Vendor Landscape (Representative)
Layer |
Representative Vendors |
Notes |
Cameras |
Sony, onsemi, OmniVision |
Automotive-grade HDR and global shutter options |
LiDAR |
Luminar, Innoviz, Hesai, Ouster |
Solid-state/MEMS leaders; FMCW in development |
Radar |
NXP, TI, Infineon, Arbe |
77–81 GHz radar SoCs and imaging radar |
Compute |
NVIDIA, AMD, Qualcomm, Intel, Renesas |
SoCs/GPUs/NPUs for perception and fusion |
Software |
Aptiv, Mobileye, Valeo, Nvidia DriveWorks, Open Source (ROS 2) |
From proprietary perception stacks to open ecosystems |
Deployment Playbooks
- Highway ADAS (L2+): Camera-radar mid-level fusion; optional narrow FOV LiDAR on premium trims.

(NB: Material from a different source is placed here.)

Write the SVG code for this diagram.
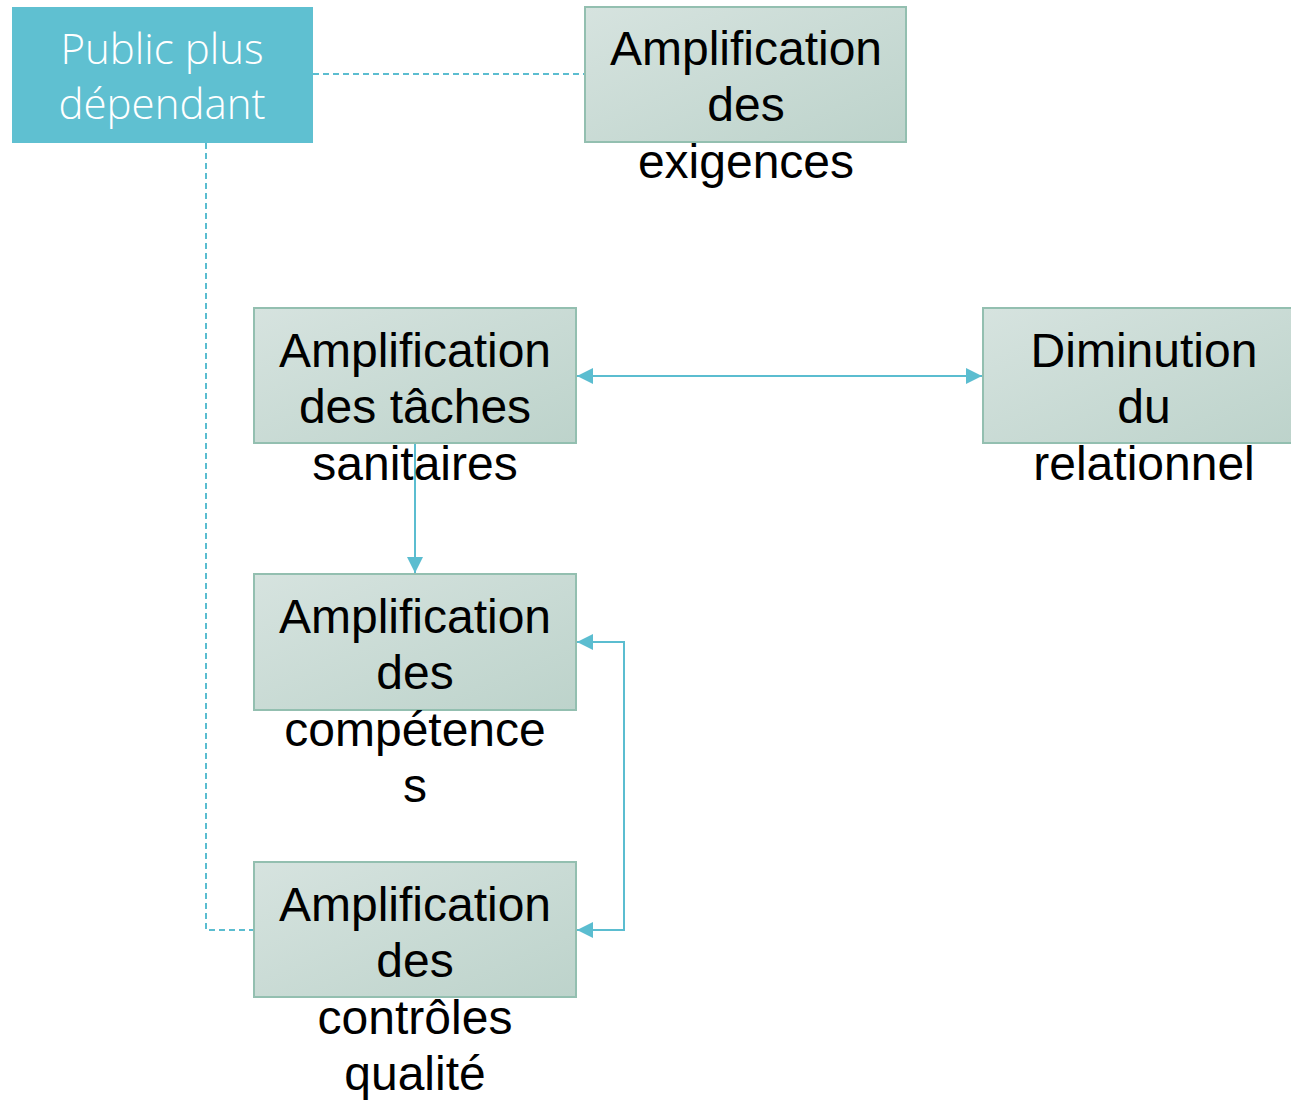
<svg xmlns="http://www.w3.org/2000/svg" width="1291" height="1100" viewBox="0 0 1291 1100">
  <style>
    .box { stroke: #93BFB0; stroke-width: 2; fill: url(#boxfill); }
    .lbl { font-family: "Liberation Sans", Arial, sans-serif; font-size: 48px; fill: #000; text-anchor: middle; }
    .head { font-family: "Open Sans", "Noto Sans", sans-serif; font-weight: 300; font-size: 42px; fill: #fff; text-anchor: middle; }
    .link { stroke: #5BBDD0; stroke-width: 2; fill: none; }
    .dash { stroke-dasharray: 6 4; }
  </style>
  <defs>
    <linearGradient id="boxfill" x1="0" y1="0" x2="1" y2="1">
      <stop offset="0" stop-color="#D6E3DF"/>
      <stop offset="1" stop-color="#BDD3CB"/>
    </linearGradient>
    <marker id="arrB" viewBox="0 0 16 16" refX="16" refY="8" markerWidth="16" markerHeight="16" markerUnits="userSpaceOnUse" orient="auto-start-reverse">
      <path d="M0,0 L16,8 L0,16 Z" fill="#5BBDD0"/>
    </marker>
  </defs>

  <rect width="1291" height="1100" fill="#fff"/>

  <!-- connectors -->
  <g id="connectors">
    <path class="link dash" d="M313,74 H585"/>
    <path class="link dash" d="M206,143 V930 H254"/>
    <path class="link" d="M577,376 H982" marker-start="url(#arrB)" marker-end="url(#arrB)"/>
    <path class="link" d="M415,444 V573" marker-end="url(#arrB)"/>
    <path class="link" d="M577,642 H624 V930 H577" marker-start="url(#arrB)" marker-end="url(#arrB)"/>
  </g>

  <!-- nodes -->
  <g id="public">
    <rect x="12" y="7" width="301" height="136" fill="#5FC0D1"/>
    <text class="head" x="162" y="64">Public plus</text>
    <text class="head" x="162" y="119">dépendant</text>
  </g>

  <g id="exigences">
    <rect class="box" x="585" y="7" width="321" height="135"/>
    <text class="lbl" x="746" y="65">Amplification</text>
    <text class="lbl" x="746" y="121">des</text>
    <text class="lbl" x="746" y="178">exigences</text>
  </g>

  <g id="taches">
    <rect class="box" x="254" y="308" width="322" height="135"/>
    <text class="lbl" x="415" y="367">Amplification</text>
    <text class="lbl" x="415" y="423">des tâches</text>
    <text class="lbl" x="415" y="480">sanitaires</text>
  </g>

  <g id="relationnel">
    <rect class="box" x="983" y="308" width="310" height="135"/>
    <text class="lbl" x="1144" y="367">Diminution</text>
    <text class="lbl" x="1144" y="423">du</text>
    <text class="lbl" x="1144" y="480">relationnel</text>
  </g>

  <g id="competences">
    <rect class="box" x="254" y="574" width="322" height="136"/>
    <text class="lbl" x="415" y="633">Amplification</text>
    <text class="lbl" x="415" y="689">des</text>
    <text class="lbl" x="415" y="746">compétence</text>
    <text class="lbl" x="415" y="802">s</text>
  </g>

  <g id="controles">
    <rect class="box" x="254" y="862" width="322" height="135"/>
    <text class="lbl" x="415" y="921">Amplification</text>
    <text class="lbl" x="415" y="977">des</text>
    <text class="lbl" x="415" y="1034">contrôles</text>
    <text class="lbl" x="415" y="1090">qualité</text>
  </g>
</svg>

- Urban Autonomy (L3/L4): Tri-modal camera-LiDAR-radar with IR; HD maps and robust online calibration.
- Humanoids/Robotics: Camera-depth primary; radar for occlusion; LiDAR for structured navigation and mapping.
- Drones: Lightweight camera + depth; radar/altimeter for redundancy; selective LiDAR for mapping missions.
Cost & Packaging Strategies
- Module Integration: SiP/SoM packages combining sensor + ISP/NPU reduce latency and wiring complexity.
- Shared Thermal/Mechanical: Common heat spreaders and hydrophobic windows across modalities.
- Wiring & Data Budget: Automotive Ethernet with TSN, frame aggregation, and edge pre-compression.
- Graceful Degradation: Tiered behavior when one modality degrades (fog, glare, contamination).